_What is expected_.
Omit all images, then return the remaining material exactly as it stands.

_Data supplied_.
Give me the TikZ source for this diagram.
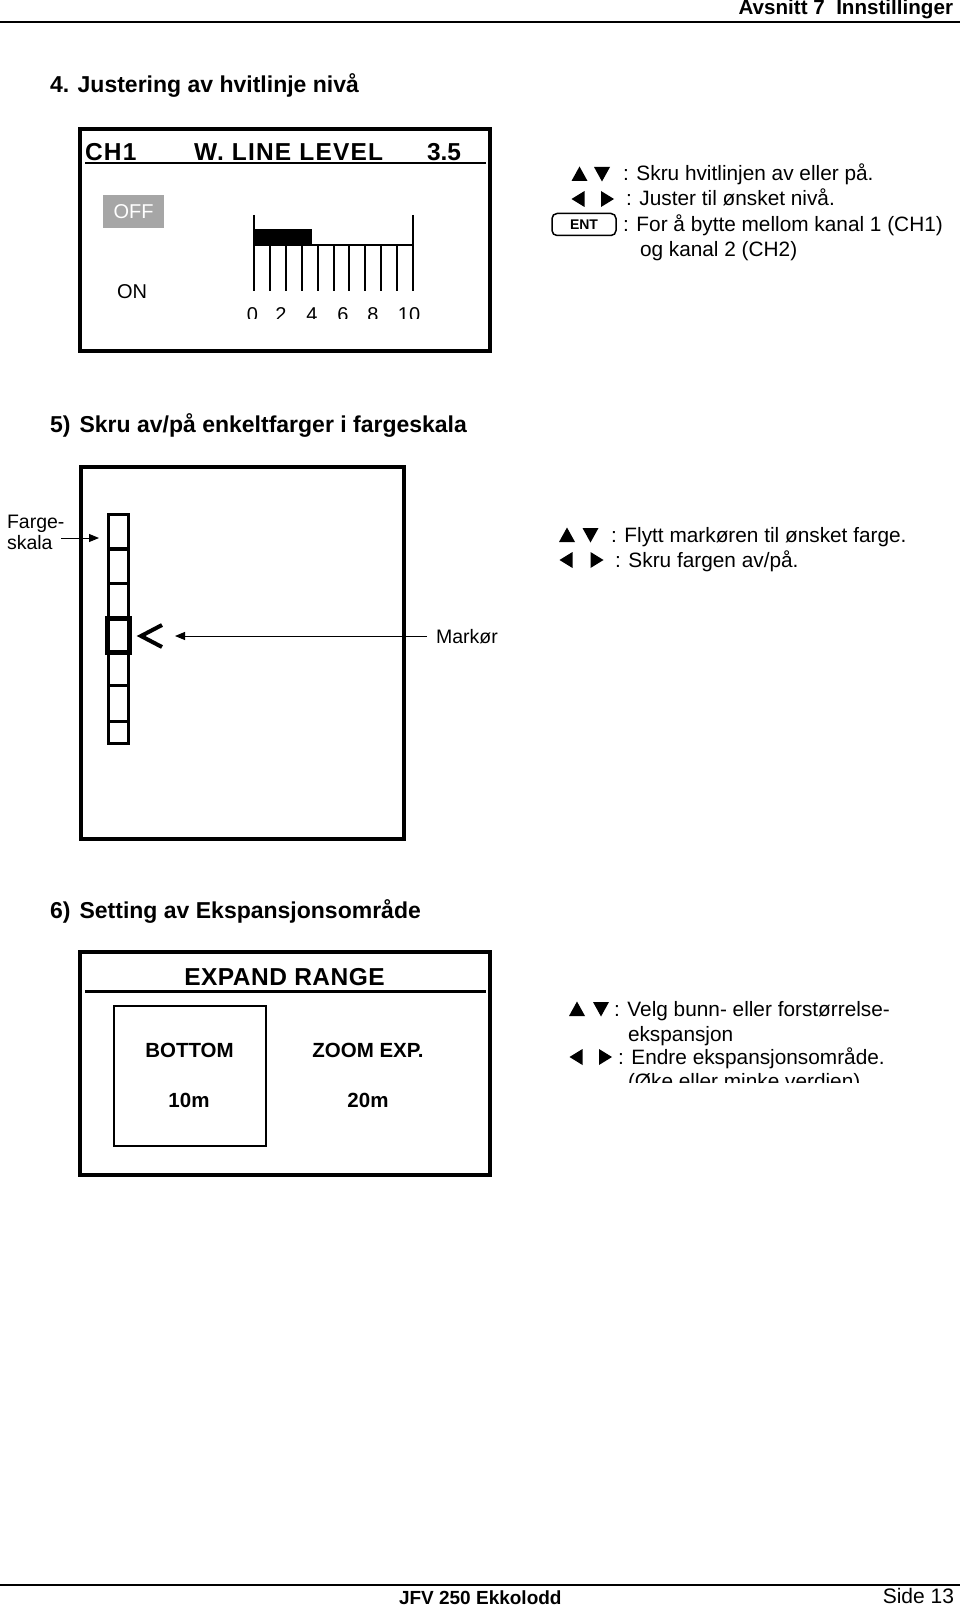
\documentclass[tikz,border=0pt]{standalone}
\usepackage{fontspec}
\setmainfont{Liberation Sans}
\newfontfamily\lcdwide[LetterSpace=5]{Liberation Sans}
\newfontfamily\lcdmid[LetterSpace=2]{Liberation Sans}
\usetikzlibrary{arrows.meta}
\newcommand{\myfs}[1]{\fontsize{#1}{#1}\selectfont}
\begin{document}
\begin{tikzpicture}[x=1pt,y=-1pt,
  txt/.style={inner sep=0pt, outer sep=0pt, anchor=base west},
  body/.style={txt, font=\myfs{20.8}},
  head/.style={txt, font=\bfseries\myfs{23}},
  lcd/.style={txt, anchor=base, font=\bfseries\myfs{20.5}},
  panel/.style={draw=black, line width=4pt},
  rule/.style={line width=2pt},
  sq/.style={draw, line width=3pt, minimum width=20pt, inner sep=0pt, outer sep=0pt},
  arr/.style={line width=1pt, -{Triangle[length=10pt,width=8pt]}},
  tup/.pic={\fill (-8,7) -- (8,7) -- (0,-7.5) -- cycle;},
  tdown/.pic={\fill (-8,-7) -- (8,-7) -- (0,7.5) -- cycle;},
  tleft/.pic={\fill (6.5,-8) -- (6.5,8) -- (-6.5,0) -- cycle;},
  tright/.pic={\fill (-6.5,-8) -- (-6.5,8) -- (6.5,0) -- cycle;},
]
\useasboundingbox (0,0) rectangle (960,1605);
\fill[white] (0,0) rectangle (960,1605);
\begin{scope}
\clip (0,0) rectangle (960,1605);

% header
\node[txt, anchor=base east, font=\bfseries\myfs{20.6}] (hdr) at (953,15) {Avsnitt 7~ Innstillinger};
\coordinate (hl0) at (0,22.5); \coordinate (hl1) at (960,22.5);
\draw[rule] (hl0) -- (hl1);

% ---------- section 4 ----------
\node[head] (t4) at (50,93) {4. Justering av hvitlinje nivå};
\draw[panel] (80,129) rectangle (490,351);
\coordinate (u0) at (85,163); \coordinate (u1) at (486,163);
\draw[line width=2.5pt] (u0) -- (u1);
\node[txt, font=\lcdwide\bfseries\myfs{24.5}] (ch) at (85,161) {CH1};
\node[txt, font=\lcdwide\bfseries\myfs{24.5}] (wll) at (194,161) {W. LINE LEVEL};
\node[txt, font=\bfseries\myfs{24.5}] (val) at (427,161) {3.5};
\node[fill=black!35, text=white, minimum width=61pt, minimum height=33pt, inner sep=0pt, font=\myfs{20}] (off) at (133.5,211.5) {OFF};
\node[inner sep=0pt, font=\myfs{20}] (on) at (132,292) {ON};
% bar scale
\fill (254,229) rectangle (312,246);
\draw[rule] (254,215) -- (254,291);
\draw[rule] (413,215) -- (413,291);
\draw[rule] (254,245) -- (413,245);
\foreach \i in {1,...,9} \draw[rule] ({254+\i*15.9},245) -- ({254+\i*15.9},291);
\begin{scope}
\clip (230,295) rectangle (440,318);
\foreach \x/\l/\n in {252.5/0/a,281/2/b,312/4/c,343/6/d,373/8/e,409/10/f}
  \node[txt, anchor=base, font=\myfs{20}] (sc\n) at (\x,321.5) {\l};
\end{scope}
% legend
\pic at (579.5,174) {tup}; \pic at (602,174) {tdown};
\node[body] (l41) at (623,181) {: Skru hvitlinjen av eller på.};
\pic at (578,199) {tleft}; \pic at (607.5,199) {tright};
\node[body] (l42) at (626,206) {: Juster til ønsket nivå.};
\node[draw, rounded corners=5pt, line width=1.5pt, minimum width=64pt, minimum height=22pt, inner sep=0pt, font=\bfseries\myfs{14}] (ent) at (584,224.5) {ENT};
\node[body] (l43) at (623,232) {: For å bytte mellom kanal 1 (CH1)};
\node[body] (l44) at (640,257) {og kanal 2 (CH2)};

% ---------- section 5 ----------
\node[head] (t5) at (50,432) {5)\hspace{0.12em} Skru av/på enkeltfarger i fargeskala};
\draw[draw=black, line width=3.5pt] (81,467) rectangle (404,839);
\node[sq, minimum height=34pt] (s1) at (118.5,531.5) {};
\node[sq, minimum height=34pt] (s2) at (118.5,566) {};
\node[sq, minimum height=34pt] (s3) at (118.5,600) {};
\node[sq, line width=5pt, minimum width=22pt, minimum height=34pt] (s4) at (118.5,635) {};
\node[sq, minimum height=32pt] (s5) at (118.5,669) {};
\node[sq, minimum height=36pt] (s6) at (118.5,703) {};
\node[sq, minimum height=22pt] (s7) at (118.5,732) {};
\node[txt, font=\myfs{19.5}] (fa) at (7,528.5) {Farge-};
\node[txt, font=\myfs{19.5}] (fb) at (7,549.5) {skala};
\coordinate (fa0) at (61,538); \coordinate (fa1) at (99,538);
\draw[arr] (fa0) -- (fa1);
\draw[line width=4pt, line join=miter] (162,625) -- (141,636) -- (162,647);
\node[txt, font=\myfs{19.5}] (mk) at (436,643) {Markør};
\coordinate (mk0) at (427,636); \coordinate (mk1) at (175,636);
\draw[arr] (mk0) -- (mk1);
\pic at (567,535) {tup}; \pic at (590.5,535) {tdown};
\node[body] (l51) at (611,542) {: Flytt markøren til ønsket farge.};
\pic at (566,560) {tleft}; \pic at (597,560) {tright};
\node[body] (l52) at (615,567) {: Skru fargen av/på.};

% ---------- section 6 ----------
\node[head] (t6) at (50,918) {6)\hspace{0.12em} Setting av Ekspansjonsområde};
\draw[panel] (80,952) rectangle (490,1175);
\coordinate (v0) at (85,991); \coordinate (v1) at (486,991);
\draw[line width=3pt] (v0) -- (v1);
\node[txt, anchor=base, font=\lcdmid\bfseries\myfs{24.5}] (er) at (284.5,985) {EXPAND RANGE};
\draw[line width=2pt] (114,1006) rectangle (266,1146);
\node[lcd] (bt) at (189.5,1057) {BOTTOM};
\node[lcd] (bv) at (189,1107) {10m};
\node[lcd] (zt) at (368,1057) {ZOOM EXP.};
\node[lcd] (zv) at (368,1107) {20m};
\pic at (577,1009) {tup}; \pic at (601,1009) {tdown};
\node[body] (l61) at (614,1016) {: Velg bunn- eller forstørrelse-};
\node[body] (l62) at (628,1041) {ekspansjon};
\pic at (576,1057) {tleft}; \pic at (605.5,1057) {tright};
\node[body] (l63) at (618,1064) {: Endre ekspansjonsområde.};
\begin{scope}
\clip (600,1060) rectangle (960,1082);
\node[body] (l64) at (628,1088) {(Øke eller minke verdien)};
\end{scope}

% footer
\coordinate (fl0) at (0,1585); \coordinate (fl1) at (960,1585);
\draw[rule] (fl0) -- (fl1);
\node[txt, font=\bfseries\myfs{19}] (ft) at (399,1604) {JFV 250 Ekkolodd};
\node[txt, anchor=base east, font=\myfs{21}] (pg) at (954,1603) {Side 13};
\end{scope}
\end{tikzpicture}
\end{document}
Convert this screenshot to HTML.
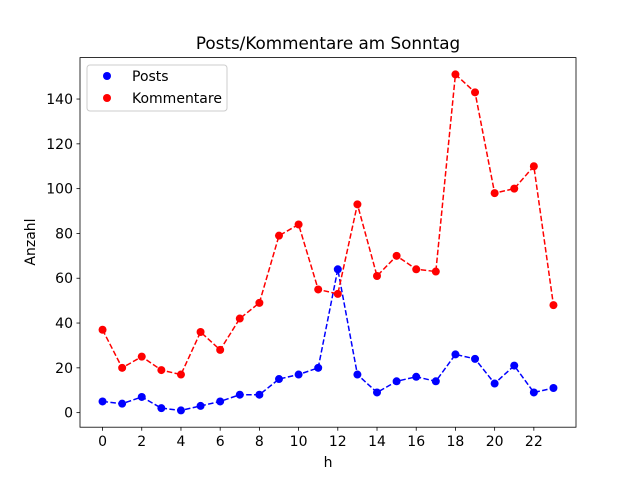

_Exercise output_.
Give me the TikZ source for this diagram.
\documentclass[tikz,border=0pt]{standalone}
\usepackage{fontspec}
\setmainfont{Liberation Sans}
\newfontfamily\lcdwide[LetterSpace=5]{Liberation Sans}
\newfontfamily\lcdmid[LetterSpace=2]{Liberation Sans}
\usetikzlibrary{arrows.meta}
\newcommand{\myfs}[1]{\fontsize{#1}{#1}\selectfont}
\begin{document}
\begin{tikzpicture}[x=1pt,y=-1pt,
  txt/.style={inner sep=0pt, outer sep=0pt, anchor=base west},
  body/.style={txt, font=\myfs{20.8}},
  head/.style={txt, font=\bfseries\myfs{23}},
  lcd/.style={txt, anchor=base, font=\bfseries\myfs{20.5}},
  panel/.style={draw=black, line width=4pt},
  rule/.style={line width=2pt},
  sq/.style={draw, line width=3pt, minimum width=20pt, inner sep=0pt, outer sep=0pt},
  arr/.style={line width=1pt, -{Triangle[length=10pt,width=8pt]}},
  tup/.pic={\fill (-8,7) -- (8,7) -- (0,-7.5) -- cycle;},
  tdown/.pic={\fill (-8,-7) -- (8,-7) -- (0,7.5) -- cycle;},
  tleft/.pic={\fill (6.5,-8) -- (6.5,8) -- (-6.5,0) -- cycle;},
  tright/.pic={\fill (-6.5,-8) -- (-6.5,8) -- (6.5,0) -- cycle;},
]
\useasboundingbox (0,0) rectangle (960,1605);
\fill[white] (0,0) rectangle (960,1605);
\begin{scope}
\clip (0,0) rectangle (960,1605);

% header
\node[txt, anchor=base east, font=\bfseries\myfs{20.6}] (hdr) at (953,15) {Avsnitt 7~ Innstillinger};
\coordinate (hl0) at (0,22.5); \coordinate (hl1) at (960,22.5);
\draw[rule] (hl0) -- (hl1);

% ---------- section 4 ----------
\node[head] (t4) at (50,93) {4. Justering av hvitlinje nivå};
\draw[panel] (80,129) rectangle (490,351);
\coordinate (u0) at (85,163); \coordinate (u1) at (486,163);
\draw[line width=2.5pt] (u0) -- (u1);
\node[txt, font=\lcdwide\bfseries\myfs{24.5}] (ch) at (85,161) {CH1};
\node[txt, font=\lcdwide\bfseries\myfs{24.5}] (wll) at (194,161) {W. LINE LEVEL};
\node[txt, font=\bfseries\myfs{24.5}] (val) at (427,161) {3.5};
\node[fill=black!35, text=white, minimum width=61pt, minimum height=33pt, inner sep=0pt, font=\myfs{20}] (off) at (133.5,211.5) {OFF};
\node[inner sep=0pt, font=\myfs{20}] (on) at (132,292) {ON};
% bar scale
\fill (254,229) rectangle (312,246);
\draw[rule] (254,215) -- (254,291);
\draw[rule] (413,215) -- (413,291);
\draw[rule] (254,245) -- (413,245);
\foreach \i in {1,...,9} \draw[rule] ({254+\i*15.9},245) -- ({254+\i*15.9},291);
\begin{scope}
\clip (230,295) rectangle (440,318);
\foreach \x/\l/\n in {252.5/0/a,281/2/b,312/4/c,343/6/d,373/8/e,409/10/f}
  \node[txt, anchor=base, font=\myfs{20}] (sc\n) at (\x,321.5) {\l};
\end{scope}
% legend
\pic at (579.5,174) {tup}; \pic at (602,174) {tdown};
\node[body] (l41) at (623,181) {: Skru hvitlinjen av eller på.};
\pic at (578,199) {tleft}; \pic at (607.5,199) {tright};
\node[body] (l42) at (626,206) {: Juster til ønsket nivå.};
\node[draw, rounded corners=5pt, line width=1.5pt, minimum width=64pt, minimum height=22pt, inner sep=0pt, font=\bfseries\myfs{14}] (ent) at (584,224.5) {ENT};
\node[body] (l43) at (623,232) {: For å bytte mellom kanal 1 (CH1)};
\node[body] (l44) at (640,257) {og kanal 2 (CH2)};

% ---------- section 5 ----------
\node[head] (t5) at (50,432) {5)\hspace{0.12em} Skru av/på enkeltfarger i fargeskala};
\draw[draw=black, line width=3.5pt] (81,467) rectangle (404,839);
\node[sq, minimum height=34pt] (s1) at (118.5,531.5) {};
\node[sq, minimum height=34pt] (s2) at (118.5,566) {};
\node[sq, minimum height=34pt] (s3) at (118.5,600) {};
\node[sq, line width=5pt, minimum width=22pt, minimum height=34pt] (s4) at (118.5,635) {};
\node[sq, minimum height=32pt] (s5) at (118.5,669) {};
\node[sq, minimum height=36pt] (s6) at (118.5,703) {};
\node[sq, minimum height=22pt] (s7) at (118.5,732) {};
\node[txt, font=\myfs{19.5}] (fa) at (7,528.5) {Farge-};
\node[txt, font=\myfs{19.5}] (fb) at (7,549.5) {skala};
\coordinate (fa0) at (61,538); \coordinate (fa1) at (99,538);
\draw[arr] (fa0) -- (fa1);
\draw[line width=4pt, line join=miter] (162,625) -- (141,636) -- (162,647);
\node[txt, font=\myfs{19.5}] (mk) at (436,643) {Markør};
\coordinate (mk0) at (427,636); \coordinate (mk1) at (175,636);
\draw[arr] (mk0) -- (mk1);
\pic at (567,535) {tup}; \pic at (590.5,535) {tdown};
\node[body] (l51) at (611,542) {: Flytt markøren til ønsket farge.};
\pic at (566,560) {tleft}; \pic at (597,560) {tright};
\node[body] (l52) at (615,567) {: Skru fargen av/på.};

% ---------- section 6 ----------
\node[head] (t6) at (50,918) {6)\hspace{0.12em} Setting av Ekspansjonsområde};
\draw[panel] (80,952) rectangle (490,1175);
\coordinate (v0) at (85,991); \coordinate (v1) at (486,991);
\draw[line width=3pt] (v0) -- (v1);
\node[txt, anchor=base, font=\lcdmid\bfseries\myfs{24.5}] (er) at (284.5,985) {EXPAND RANGE};
\draw[line width=2pt] (114,1006) rectangle (266,1146);
\node[lcd] (bt) at (189.5,1057) {BOTTOM};
\node[lcd] (bv) at (189,1107) {10m};
\node[lcd] (zt) at (368,1057) {ZOOM EXP.};
\node[lcd] (zv) at (368,1107) {20m};
\pic at (577,1009) {tup}; \pic at (601,1009) {tdown};
\node[body] (l61) at (614,1016) {: Velg bunn- eller forstørrelse-};
\node[body] (l62) at (628,1041) {ekspansjon};
\pic at (576,1057) {tleft}; \pic at (605.5,1057) {tright};
\node[body] (l63) at (618,1064) {: Endre ekspansjonsområde.};
\begin{scope}
\clip (600,1060) rectangle (960,1082);
\node[body] (l64) at (628,1088) {(Øke eller minke verdien)};
\end{scope}

% footer
\coordinate (fl0) at (0,1585); \coordinate (fl1) at (960,1585);
\draw[rule] (fl0) -- (fl1);
\node[txt, font=\bfseries\myfs{19}] (ft) at (399,1604) {JFV 250 Ekkolodd};
\node[txt, anchor=base east, font=\myfs{21}] (pg) at (954,1603) {Side 13};
\end{scope}
\end{tikzpicture}
\end{document}
Convert this screenshot to HTML.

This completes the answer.